Terzo incontro del corso di Storia dell’Arte del ’900.
Venerdì 6 dicembre, Francesco Guzzetti parla su
Il dilemma del classico. Mario Sironi e l’astrattismo. Due casi alternativi nella concezione della classicità: Sironi e gli astrattisti milanesi degli anni Trenta.
Abstract. Uno degli aspetti cruciali per comprendere l’operato degli artisti è il loro rapporto con la tradizione, con il passato che li ha preceduti. Per molti di loro il riferimento principale nel XX secolo è la tradizione classica, quel mondo antico inteso come bacino della civiltà e delle sue forme più alte di pensiero e rappresentazione: è il grande mito dell’Italia degli anni Trenta, favorito dalle numerose committenze del regime fascista in ambito architettonico e figurativo.
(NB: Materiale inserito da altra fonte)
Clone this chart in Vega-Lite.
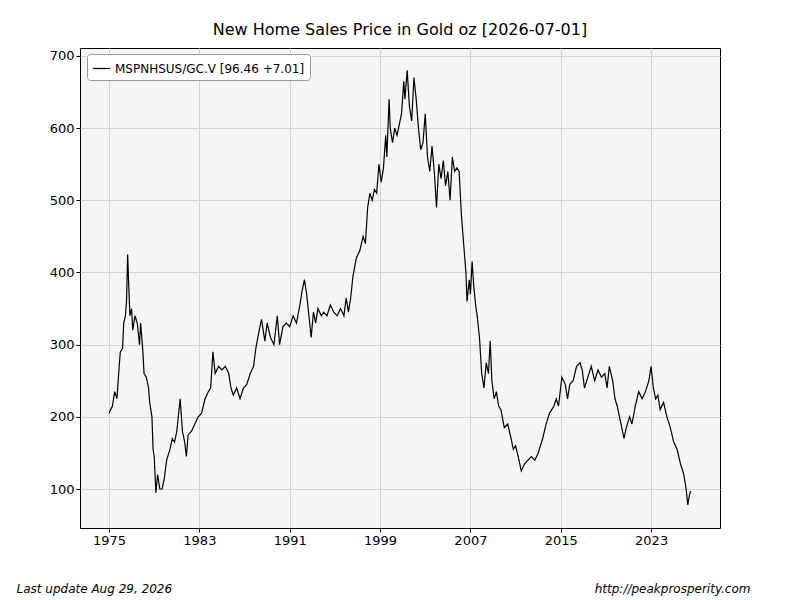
{
"$schema":"https://vega.github.io/schema/vega-lite/v6.json",
"width":640,"height":480,
"autosize":{"type":"none"},
"padding":{"left":80,"top":48,"right":80,"bottom":72},
"background":"white",
"config":{"font":"DejaVu Sans","view":{"fill":"#f5f5f5","stroke":"black","strokeWidth":1},
"axis":{"gridColor":"#d3d3d3","gridWidth":1,"labelFont":"DejaVu Sans","labelFontSize":13,"labelColor":"black","tickColor":"black","domain":false,"tickSize":4}},
"title":{"text":"New Home Sales Price in Gold oz  [2026-07-01]","fontSize":16,"fontWeight":"normal","font":"DejaVu Sans","offset":10,"color":"black"},
"data":{"values":[
{"t":1975.0,"v":205},{"t":1975.3,"v":215},{"t":1975.5,"v":235},{"t":1975.7,"v":225},{"t":1975.9,"v":270},{"t":1976.0,"v":290},{"t":1976.2,"v":295},{"t":1976.3,"v":330},{"t":1976.45,"v":340},{"t":1976.55,"v":360},{"t":1976.65,"v":425},{"t":1976.75,"v":380},{"t":1976.85,"v":340},{"t":1977.0,"v":350},{"t":1977.1,"v":320},{"t":1977.3,"v":340},{"t":1977.5,"v":330},{"t":1977.7,"v":300},{"t":1977.8,"v":330},{"t":1978.0,"v":290},{"t":1978.1,"v":260},{"t":1978.3,"v":255},{"t":1978.5,"v":240},{"t":1978.6,"v":220},{"t":1978.8,"v":200},{"t":1978.9,"v":155},{"t":1979.0,"v":145},{"t":1979.15,"v":95},{"t":1979.3,"v":120},{"t":1979.5,"v":100},{"t":1979.7,"v":100},{"t":1979.9,"v":115},{"t":1980.1,"v":140},{"t":1980.4,"v":155},{"t":1980.6,"v":170},{"t":1980.8,"v":165},{"t":1981.0,"v":180},{"t":1981.2,"v":210},{"t":1981.3,"v":225},{"t":1981.5,"v":180},{"t":1981.7,"v":165},{"t":1981.85,"v":145},{"t":1982.0,"v":175},{"t":1982.3,"v":180},{"t":1982.6,"v":190},{"t":1982.9,"v":200},{"t":1983.2,"v":205},{"t":1983.5,"v":225},{"t":1983.8,"v":235},{"t":1984.0,"v":240},{"t":1984.2,"v":290},{"t":1984.4,"v":260},{"t":1984.7,"v":270},{"t":1985.0,"v":265},{"t":1985.3,"v":270},{"t":1985.6,"v":260},{"t":1985.8,"v":240},{"t":1986.0,"v":230},{"t":1986.3,"v":240},{"t":1986.6,"v":225},{"t":1986.9,"v":240},{"t":1987.2,"v":245},{"t":1987.5,"v":260},{"t":1987.8,"v":270},{"t":1988.0,"v":295},{"t":1988.3,"v":320},{"t":1988.5,"v":335},{"t":1988.8,"v":305},{"t":1989.0,"v":330},{"t":1989.3,"v":310},{"t":1989.6,"v":300},{"t":1989.9,"v":340},{"t":1990.1,"v":300},{"t":1990.4,"v":325},{"t":1990.7,"v":330},{"t":1991.0,"v":325},{"t":1991.3,"v":340},{"t":1991.6,"v":330},{"t":1991.9,"v":355},{"t":1992.1,"v":375},{"t":1992.3,"v":390},{"t":1992.5,"v":370},{"t":1992.7,"v":340},{"t":1992.9,"v":310},{"t":1993.1,"v":345},{"t":1993.3,"v":330},{"t":1993.5,"v":350},{"t":1993.8,"v":340},{"t":1994.0,"v":345},{"t":1994.3,"v":340},{"t":1994.6,"v":355},{"t":1994.9,"v":345},{"t":1995.2,"v":340},{"t":1995.5,"v":350},{"t":1995.8,"v":340},{"t":1996.0,"v":365},{"t":1996.2,"v":345},{"t":1996.4,"v":365},{"t":1996.6,"v":395},{"t":1996.9,"v":420},{"t":1997.2,"v":430},{"t":1997.5,"v":450},{"t":1997.7,"v":440},{"t":1997.9,"v":490},{"t":1998.1,"v":510},{"t":1998.3,"v":500},{"t":1998.5,"v":515},{"t":1998.7,"v":510},{"t":1998.9,"v":550},{"t":1999.1,"v":525},{"t":1999.3,"v":545},{"t":1999.5,"v":590},{"t":1999.6,"v":560},{"t":1999.8,"v":640},{"t":1999.9,"v":600},{"t":2000.1,"v":580},{"t":2000.3,"v":600},{"t":2000.5,"v":590},{"t":2000.7,"v":605},{"t":2000.9,"v":620},{"t":2001.1,"v":665},{"t":2001.2,"v":640},{"t":2001.4,"v":680},{"t":2001.6,"v":630},{"t":2001.8,"v":610},{"t":2002.0,"v":670},{"t":2002.2,"v":640},{"t":2002.4,"v":600},{"t":2002.6,"v":570},{"t":2002.8,"v":580},{"t":2003.0,"v":620},{"t":2003.2,"v":560},{"t":2003.4,"v":540},{"t":2003.6,"v":575},{"t":2003.8,"v":540},{"t":2004.0,"v":490},{"t":2004.2,"v":550},{"t":2004.4,"v":530},{"t":2004.6,"v":555},{"t":2004.8,"v":520},{"t":2005.0,"v":540},{"t":2005.2,"v":500},{"t":2005.4,"v":560},{"t":2005.6,"v":540},{"t":2005.8,"v":545},{"t":2006.0,"v":540},{"t":2006.2,"v":480},{"t":2006.4,"v":440},{"t":2006.6,"v":400},{"t":2006.7,"v":360},{"t":2006.9,"v":390},{"t":2007.0,"v":370},{"t":2007.15,"v":415},{"t":2007.3,"v":380},{"t":2007.5,"v":350},{"t":2007.6,"v":340},{"t":2007.8,"v":310},{"t":2008.0,"v":260},{"t":2008.2,"v":240},{"t":2008.4,"v":275},{"t":2008.6,"v":260},{"t":2008.75,"v":305},{"t":2008.9,"v":250},{"t":2009.1,"v":225},{"t":2009.3,"v":235},{"t":2009.5,"v":215},{"t":2009.7,"v":210},{"t":2010.0,"v":185},{"t":2010.3,"v":190},{"t":2010.6,"v":170},{"t":2010.8,"v":155},{"t":2011.0,"v":160},{"t":2011.3,"v":140},{"t":2011.5,"v":125},{"t":2011.8,"v":135},{"t":2012.1,"v":140},{"t":2012.4,"v":145},{"t":2012.7,"v":140},{"t":2013.0,"v":150},{"t":2013.4,"v":170},{"t":2013.7,"v":190},{"t":2014.0,"v":205},{"t":2014.2,"v":210},{"t":2014.4,"v":215},{"t":2014.6,"v":225},{"t":2014.8,"v":215},{"t":2015.1,"v":255},{"t":2015.4,"v":245},{"t":2015.6,"v":225},{"t":2015.8,"v":245},{"t":2016.1,"v":250},{"t":2016.4,"v":270},{"t":2016.7,"v":275},{"t":2016.9,"v":265},{"t":2017.1,"v":240},{"t":2017.4,"v":255},{"t":2017.7,"v":270},{"t":2018.0,"v":250},{"t":2018.3,"v":265},{"t":2018.6,"v":255},{"t":2018.9,"v":260},{"t":2019.1,"v":240},{"t":2019.3,"v":270},{"t":2019.6,"v":250},{"t":2019.8,"v":225},{"t":2020.0,"v":215},{"t":2020.2,"v":200},{"t":2020.4,"v":185},{"t":2020.6,"v":170},{"t":2020.8,"v":185},{"t":2021.1,"v":200},{"t":2021.3,"v":190},{"t":2021.6,"v":215},{"t":2021.9,"v":235},{"t":2022.2,"v":225},{"t":2022.5,"v":235},{"t":2022.8,"v":250},{"t":2023.0,"v":270},{"t":2023.2,"v":240},{"t":2023.4,"v":225},{"t":2023.6,"v":230},{"t":2023.8,"v":210},{"t":2024.1,"v":220},{"t":2024.4,"v":200},{"t":2024.7,"v":185},{"t":2025.0,"v":165},{"t":2025.3,"v":155},{"t":2025.6,"v":135},{"t":2025.9,"v":120},{"t":2026.1,"v":100},{"t":2026.25,"v":78},{"t":2026.4,"v":92},{"t":2026.5,"v":97}
]},
"layer":[
{"mark":{"type":"line","strokeWidth":1.2},
"encoding":{
"x":{"field":"t","type":"quantitative","scale":{"domain":[1972.43,2029.1],"nice":false,"zero":false},
"axis":{"values":[1975,1983,1991,1999,2007,2015,2023],"format":"d","title":"Last update Aug 29, 2026","titleFontStyle":"italic","titleFontWeight":"normal","titleFontSize":12,"titleX":-64,"titleY":60,"titleAlign":"left","titleBaseline":"middle","titleColor":"black"}},
"y":{"field":"v","type":"quantitative","scale":{"domain":[46,711],"nice":false,"zero":false},
"axis":{"values":[100,200,300,400,500,600,700],"title":null}},
"color":{"datum":"MSPNHSUS/GC.V [96.46 +7.01]","type":"nominal","scale":{"range":["black"]},
"legend":{"title":null,"orient":"none","legendX":7,"legendY":6,"fillColor":"white","strokeColor":"#999","cornerRadius":3,"padding":5,"labelFontSize":12,"labelLimit":400,"symbolType":"stroke","symbolStrokeWidth":1.2,"symbolSize":300,"labelColor":"black"}}
}},
{"mark":{"type":"rule","opacity":0},
"encoding":{
"x":{"field":"t","type":"quantitative","scale":{"domain":[1972.43,2029.1],"nice":false,"zero":false},
"axis":{"orient":"bottom","labels":false,"ticks":false,"grid":false,"domain":false,"title":"http://peakprosperity.com","titleFontStyle":"italic","titleFontWeight":"normal","titleFontSize":12,"titleX":670,"titleY":60,"titleAlign":"right","titleBaseline":"middle","titleColor":"black"}}
}}
],
"resolve":{"scale":{"x":"independent"},"axis":{"x":"independent"}}
}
Mario Sironi di questo mito è tra i principali interpreti: le committenze pubbliche e l’aspirazione all’arte murale sono i parametri entro cui si costruisce la sua poetica, volta a recuperare, dell’antico, uno spirito tragico tradotto in forme potenti. Ma nella stessa città di Sironi, Milano, addirittura nella stessa galleria in cui vende il pittore, Il Milione, un gruppo di artisti si muove attorno a ricerche di taglio internazionale: astrattisti, di cui Fausto Melotti è l’interprete in scultura, per i quali il vero classicismo moderno, realmente penetrato nel suo spirito mediterraneo, è l’astrazione, e i suoi valori di geometria, simmetria, ordine.
Due filoni, due alternative, due risposte a una domanda che pare definire un intero decennio: quale presente (e quale futuro) per il classico?